Monday, April 5, 2010

A song by a buffoon kills a buffoon and revives a dying organisation

Often in history seemingly insignificant events have larger and equally often catastrophic consequences.

In his powerful novel The Master of Petersburg JM Coetzee describes the impenetrable stupidity and denseness of the young leader of the revolutionary movement in the city as being that of Baal. I could unfortunately not find the exact quote on the net. But Baal was the stone god of the Philistines and nothing describes Julius Malema better.

I have been trying to make light of the buffoon Julius, but events over the weekend are forcing me to look at this stone god of the Philistines a bit deeper. If my discourse becomes incoherent forgive me, but that is the power of the man. He addles the minds of his supporters and detractors alike. So let us look at him as far as is humanly possible.

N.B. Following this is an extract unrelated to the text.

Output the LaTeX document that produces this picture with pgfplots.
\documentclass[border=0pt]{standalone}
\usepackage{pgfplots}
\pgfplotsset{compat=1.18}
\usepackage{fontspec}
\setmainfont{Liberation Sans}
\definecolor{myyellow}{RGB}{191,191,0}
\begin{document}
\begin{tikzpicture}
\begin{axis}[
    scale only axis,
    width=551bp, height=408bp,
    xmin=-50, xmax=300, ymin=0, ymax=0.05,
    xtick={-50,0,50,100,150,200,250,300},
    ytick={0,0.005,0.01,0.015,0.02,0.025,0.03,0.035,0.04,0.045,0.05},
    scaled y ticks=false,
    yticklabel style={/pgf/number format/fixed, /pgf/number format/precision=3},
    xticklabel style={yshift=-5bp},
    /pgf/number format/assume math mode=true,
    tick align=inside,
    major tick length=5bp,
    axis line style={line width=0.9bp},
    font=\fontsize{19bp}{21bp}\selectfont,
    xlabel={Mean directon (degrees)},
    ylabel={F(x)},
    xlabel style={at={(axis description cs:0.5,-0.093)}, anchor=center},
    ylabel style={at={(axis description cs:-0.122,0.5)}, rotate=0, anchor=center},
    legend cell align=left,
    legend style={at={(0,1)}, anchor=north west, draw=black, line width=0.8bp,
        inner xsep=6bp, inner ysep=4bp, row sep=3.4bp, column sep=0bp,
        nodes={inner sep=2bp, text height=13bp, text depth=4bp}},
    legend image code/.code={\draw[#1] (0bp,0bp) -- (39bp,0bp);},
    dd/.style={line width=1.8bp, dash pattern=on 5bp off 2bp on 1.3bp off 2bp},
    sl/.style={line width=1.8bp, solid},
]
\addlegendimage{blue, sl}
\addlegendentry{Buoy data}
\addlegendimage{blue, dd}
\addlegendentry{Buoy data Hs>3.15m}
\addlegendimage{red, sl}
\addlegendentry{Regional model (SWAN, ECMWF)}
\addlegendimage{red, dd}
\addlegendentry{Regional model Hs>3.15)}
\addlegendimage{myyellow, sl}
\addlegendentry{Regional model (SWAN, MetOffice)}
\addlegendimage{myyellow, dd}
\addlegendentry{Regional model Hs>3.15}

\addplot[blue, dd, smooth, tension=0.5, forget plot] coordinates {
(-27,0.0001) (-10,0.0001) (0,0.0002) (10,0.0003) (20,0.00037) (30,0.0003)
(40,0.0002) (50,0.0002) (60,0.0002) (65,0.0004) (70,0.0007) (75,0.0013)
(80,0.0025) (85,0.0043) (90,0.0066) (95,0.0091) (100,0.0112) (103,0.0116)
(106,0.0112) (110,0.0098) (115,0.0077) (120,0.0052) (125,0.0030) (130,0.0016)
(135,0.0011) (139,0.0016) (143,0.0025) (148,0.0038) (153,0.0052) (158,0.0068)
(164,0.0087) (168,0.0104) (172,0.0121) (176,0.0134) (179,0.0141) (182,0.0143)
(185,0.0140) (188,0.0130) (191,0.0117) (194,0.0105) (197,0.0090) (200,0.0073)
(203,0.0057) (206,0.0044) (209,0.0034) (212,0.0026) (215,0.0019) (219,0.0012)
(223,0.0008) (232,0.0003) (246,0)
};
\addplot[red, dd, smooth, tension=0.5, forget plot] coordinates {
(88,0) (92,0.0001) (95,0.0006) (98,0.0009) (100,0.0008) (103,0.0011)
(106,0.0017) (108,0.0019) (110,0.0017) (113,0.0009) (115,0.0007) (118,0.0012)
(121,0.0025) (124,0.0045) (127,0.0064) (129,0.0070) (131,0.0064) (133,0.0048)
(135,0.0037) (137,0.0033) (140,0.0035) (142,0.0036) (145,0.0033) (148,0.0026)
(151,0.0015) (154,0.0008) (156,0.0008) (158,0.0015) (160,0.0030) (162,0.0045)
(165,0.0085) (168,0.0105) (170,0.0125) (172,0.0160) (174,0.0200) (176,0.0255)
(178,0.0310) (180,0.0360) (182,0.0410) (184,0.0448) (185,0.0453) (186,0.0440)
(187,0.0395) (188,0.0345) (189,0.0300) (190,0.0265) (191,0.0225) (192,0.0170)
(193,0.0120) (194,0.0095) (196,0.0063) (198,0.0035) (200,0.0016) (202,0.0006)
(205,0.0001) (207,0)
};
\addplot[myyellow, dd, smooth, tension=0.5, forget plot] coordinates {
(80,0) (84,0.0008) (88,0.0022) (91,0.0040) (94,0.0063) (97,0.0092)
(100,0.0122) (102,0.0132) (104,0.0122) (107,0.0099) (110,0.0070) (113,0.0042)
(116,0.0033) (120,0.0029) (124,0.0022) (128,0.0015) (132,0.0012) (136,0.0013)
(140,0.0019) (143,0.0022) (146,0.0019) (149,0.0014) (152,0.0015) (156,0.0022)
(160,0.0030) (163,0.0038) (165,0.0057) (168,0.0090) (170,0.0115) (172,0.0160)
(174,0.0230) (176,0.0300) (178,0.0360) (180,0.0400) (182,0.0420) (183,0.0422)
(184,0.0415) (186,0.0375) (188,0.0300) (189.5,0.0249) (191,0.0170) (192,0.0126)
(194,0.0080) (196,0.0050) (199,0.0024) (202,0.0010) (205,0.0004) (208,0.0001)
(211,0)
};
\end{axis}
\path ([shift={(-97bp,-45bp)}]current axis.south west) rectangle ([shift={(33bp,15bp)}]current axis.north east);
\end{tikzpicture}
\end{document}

  • He does not have the interests of his ignorant followers at heart. Witness to this is his current visit to Zimbabwe where he is openly supporting one of the most deplorable regimes on the African continent, that of one of the last old time despots, Robbert Mugabe. That is despite the fact that South Africa is swamped on a daily basis with refugees from that godforsaken country. The disconnect is complete.
  • He preaches nationalisation of everything, including my wallet it would seem (in true African despotic terms) while at the same time enriching himself to the tune of hundreds of millions of Rands with government tenders of which most are under legal and performance scrutiny. The last two bridges one of the companies of which he is a 'director' apparently collapsed shortly after they were built. The disconnect is complete.
  • He has a well-publicised penchant for expensive clothing, whisky, cars, houses and such. The disconnect is complete, yet his followers follow.
  • For the past month or so this president of the ANC Youth League has been going around singing an old 'struggle' song "Kill the farmer, kill the Boer". He adapted it by replacing "kill" with "shoot". (Note: I can't get rid of the bullet there so just read this as a new paragraph)

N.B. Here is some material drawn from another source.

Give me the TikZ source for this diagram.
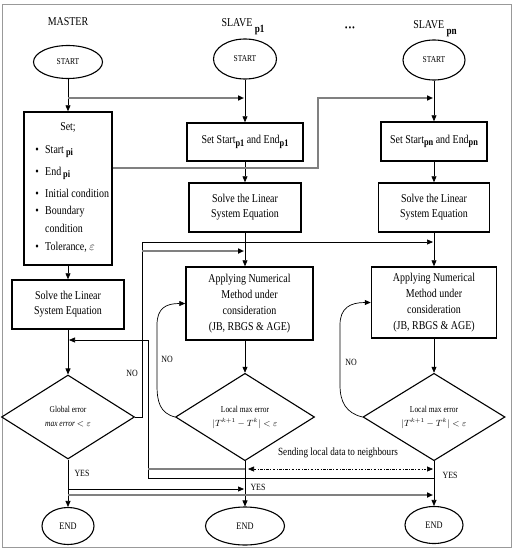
\documentclass[tikz,border=0pt]{standalone}
\usepackage{fontspec}
\setmainfont{Liberation Serif}[FakeStretch=0.83]
\usetikzlibrary{shapes.geometric,arrows.meta,calc}
\newcommand\subb[1]{\raisebox{-2.5pt}{\fontsize{10}{10}\selectfont\bfseries #1}}
\newcommand\subt[1]{\raisebox{-6pt}{\fontsize{11}{11}\selectfont\bfseries #1}}
\begin{document}
\begin{tikzpicture}[x=1pt,y=-1pt,
  font=\fontsize{12}{15}\selectfont,
  box/.style={draw, line width=1.5pt, inner sep=0pt, align=center},
  ell/.style={ellipse, draw, line width=1.1pt, inner sep=0pt, font=\fontsize{9}{9}\selectfont},
  dia/.style={diamond, draw, line width=1.1pt, inner sep=0pt, align=center, font=\fontsize{9}{14}\selectfont},
  conn/.style={draw, line width=0.7pt},
  gline/.style={draw=black!50, line width=1.6pt},
  arr/.style={-{Triangle[length=6pt,width=5pt,color=black]}},
  darr/.style={{Triangle[length=6pt,width=5pt,color=black]}-{Triangle[length=6pt,width=5pt,color=black]}},
  lbl/.style={font=\fontsize{9.5}{10}\selectfont, inner sep=0pt},
  txt/.style={inner sep=0pt, anchor=base west}
]
\useasboundingbox (0,0) rectangle (514,551);
\draw[black!40, line width=1pt] (2,5) rectangle (511,547);

% titles
\node[anchor=base] (tm) at (68,26) {MASTER};
\node[anchor=base] (tp1) at (243,27) {SLAVE \subt{p1}};
\node[anchor=base, font=\fontsize{8}{8}\selectfont\bfseries] (tdots) at (350,31) {\textbullet\,\textbullet\,\textbullet};
\node[anchor=base] (tpn) at (435,29) {SLAVE \subt{pn}};

% start ellipses
\node[ell, minimum width=69, minimum height=33] (ms) at (68,62) {START};
\node[ell, minimum width=63, minimum height=40] (p1s) at (245,59) {START};
\node[ell, minimum width=62, minimum height=40] (pns) at (434,60) {START};

% master boxes
\node[box, minimum width=88, minimum height=153] (mset) at (68,188.5) {};
\node[anchor=base, inner sep=0pt] (mset0) at (68,130) {Set;};
\node[anchor=base, inner sep=0pt] (b1) at (37,153) {\textbullet};
\node[txt] (mset1) at (45,153) {Start\,\subb{pi}};
\node[anchor=base, inner sep=0pt] (b2) at (37,175) {\textbullet};
\node[txt] (mset2) at (45,175) {End\,\subb{pi}};
\node[anchor=base, inner sep=0pt] (b3) at (37,197) {\textbullet};
\node[txt] (mset3) at (45,197) {Initial condition};
\node[anchor=base, inner sep=0pt] (b4) at (37,214) {\textbullet};
\node[txt] (mset4) at (45,214) {Boundary};
\node[txt] (mset5) at (45,232) {condition};
\node[anchor=base, inner sep=0pt] (b5) at (37,250) {\textbullet};
\node[txt] (mset6) at (45,250) {Tolerance, $\varepsilon$};

\node[box, minimum width=112, minimum height=49] (msolve) at (68,304.5) {Solve the Linear\\System Equation};

% slave p1 boxes
\node[box, minimum width=116, minimum height=38] (p1set) at (245,142) {Set Start\subb{p1} and End\subb{p1}};
\node[box, minimum width=112, minimum height=49] (p1solve) at (245,207.5) {Solve the Linear\\System Equation};
\node[box, minimum width=127, minimum height=73, font=\fontsize{12}{16}\selectfont] (p1app) at (249.5,303.5) {Applying Numerical\\Method under\\consideration\\(JB, RBGS \& AGE)};

% slave pn boxes
\node[box, minimum width=106, minimum height=39] (pnset) at (434,141.5) {Set Start\subb{pn} and End\subb{pn}};
\node[box, minimum width=111, minimum height=49] (pnsolve) at (434,207.5) {Solve the Linear\\System Equation};
\node[box, minimum width=125, minimum height=71, font=\fontsize{12}{16}\selectfont] (pnapp) at (434,302.5) {Applying Numerical\\Method under\\consideration\\(JB, RBGS \& AGE)};

% diamonds
\node[dia, minimum width=133, minimum height=84] (md) at (68,417) {Global error\\\textit{max error} $<\varepsilon$};
\node[dia, minimum width=139, minimum height=84] (p1d) at (245,417) {Local max error\\$|T^{k+1}-T^{k}|<\varepsilon$};
\node[dia, minimum width=142, minimum height=84] (pnd) at (434,417) {Local max error\\$|T^{k+1}-T^{k}|<\varepsilon$};

% end ellipses
\node[ell, minimum width=52, minimum height=37, font=\fontsize{10}{10}\selectfont] (me) at (68,526) {END};
\node[ell, minimum width=79, minimum height=38, font=\fontsize{10}{10}\selectfont] (p1e) at (245,526) {END};
\node[ell, minimum width=58, minimum height=37, font=\fontsize{10}{10}\selectfont] (pne) at (434,525) {END};

% master flow
\draw[conn,arr] (ms) -- (mset);
\draw[conn,arr] (mset) -- (msolve);
\draw[conn,arr] (msolve) -- (md);
\draw[conn,arr] (md) -- (me);

% p1 flow
\draw[conn,arr] (p1s) -- (p1set);
\draw[conn,arr] (p1set) -- (p1solve);
\draw[conn,arr] (p1solve.south) -- (p1solve.south |- p1app.north);
\draw[conn,arr] (p1solve.south |- p1app.south) -- (p1d.north);
\draw[conn,arr] (p1d) -- (p1e);

% pn flow
\draw[conn,arr] (pns) -- (pnset);
\draw[conn,arr] (pnset) -- (pnsolve);
\draw[conn,arr] (pnsolve) -- (pnapp);
\draw[conn,arr] (pnapp) -- (pnd);
\draw[conn,arr] (pnd) -- (pne);

% top distribution lines
\coordinate (mA) at (68,98);
\draw[gline,arr,shorten >=1pt] (mA) -- (mA -| p1s);
\coordinate (gB) at (318,168);
\draw[gline,arr,shorten >=1pt] (mset.east |- gB) -- (gB) -- (gB |- mA) -- (mA -| pns);

% bus
\coordinate (bT) at (142,242);
\coordinate (bG) at (142,251);
\draw[conn] (md.east) -- (md.east -| bT) -- (bT);
\draw[conn,arr,shorten >=1pt] (bT) -- (bT -| pns);
\draw[gline,arr,shorten >=1pt] (bG) -- (bG -| p1s);

% NO loop of master
\coordinate (nA) at (148,340);
\coordinate (nB) at (148,478);
\draw[conn,arr,shorten >=1pt] (nB -| pns) -- (nB) -- (nA) -- (nA -| ms);

% data exchange
\coordinate (gS) at (148,469);
\draw[gline] (gS) -- (gS -| p1s);
\draw[conn, line width=0.6pt, dash pattern=on 2.5pt off 1.5pt on 0.8pt off 1.5pt, darr, shorten >=1pt] ($(gS -| p1s)+(3,0)$) -- (gS -| pns);
\node[font=\fontsize{11}{11}\selectfont, inner sep=0pt] (send) at (338,453) {Sending local data to neighbours};

% YES lines
\coordinate (y1) at (68,489);
\draw[conn,arr,shorten >=1pt] (y1) -- (y1 -| p1s);
\coordinate (y2) at (68,495);
\draw[gline,arr,shorten >=1pt] (y2) -- (y2 -| pns);

% NO curves
\draw[conn,arr] (p1d.west) .. controls (160,413) and (157,402) .. (157,385) -- (157,325) .. controls (157,308) and (166,303.5) .. (p1app.west);
\draw[conn,arr] (pnd.west) .. controls (346,413) and (340,402) .. (340,385) -- (340,325) .. controls (340,308) and (350,302.5) .. (pnapp.west);

% labels
\node[lbl] (no1) at (132,373) {NO};
\node[lbl] (no2) at (167,359) {NO};
\node[lbl] (no3) at (351,362) {NO};
\node[lbl] (yes1) at (82,473) {YES};
\node[lbl] (yes2) at (258,487) {YES};
\node[lbl] (yes3) at (450,475) {YES};
\end{tikzpicture}
\end{document}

He was duly dragged to court about this blatant hate speech which is forbidden by South African law. A High Court interdict against the singing of the song was also duly obtained. So far so bad, but then things got worse.

On Saturday Eugene Terre'blanche, the leader of the white supremacist Afrikaner Weerstandbeweging (Afrikaner resistance movement) a small and largely irrelevant grouping, was murdered on his farm. The motive for the murder was apparently a dispute with one of his farm labourers over an unpaid wage of R300 (about 30 Euro). The alleged killers were a 21-year-old and a 15-year-old.

Now I have no connection with the buffoon Terre'blanche or his silly organisation. As I said they were a largely irrelevant part of the South African political landscape. A remnant of the 'old South Africa' that would have disappeared by themselves in a couple of years.

However, now Baal and his song and the murder have put them back on the road to recovery. The reason for this is that most white South Africans, especially Afrikaners (Boers), have rural or farming roots. I myself have elderly parents living on a farm and I am often worried about their security.

At the same time there has been a continuing series of very violent attacks on farmers, especially the elderly, ever since the hold on power by whites began slipping. That was in the middle to late 80s and not with the release of Nelson Mandela in 1990.

So the 'historic struggle song' as the ANC wants to defend it in their appeal against the ban on the singing of it touched a very raw nerve indeed and the consequences are yet to be seen.

Meanwhile Malema has been singing it at Mugabe's Zanu-PF rallies, saying the court interdict did not apply there. Baal dressed in full Zany-PF regalia.

But to conclude. South Africa has been on the the brink of the abyss many times since the release of Mandela and somehow sanity always prevails just when most people think that everything is lost. Let us live in hope that it would do so again and that Baal would be sidelined by the organisation that keeps him relevant.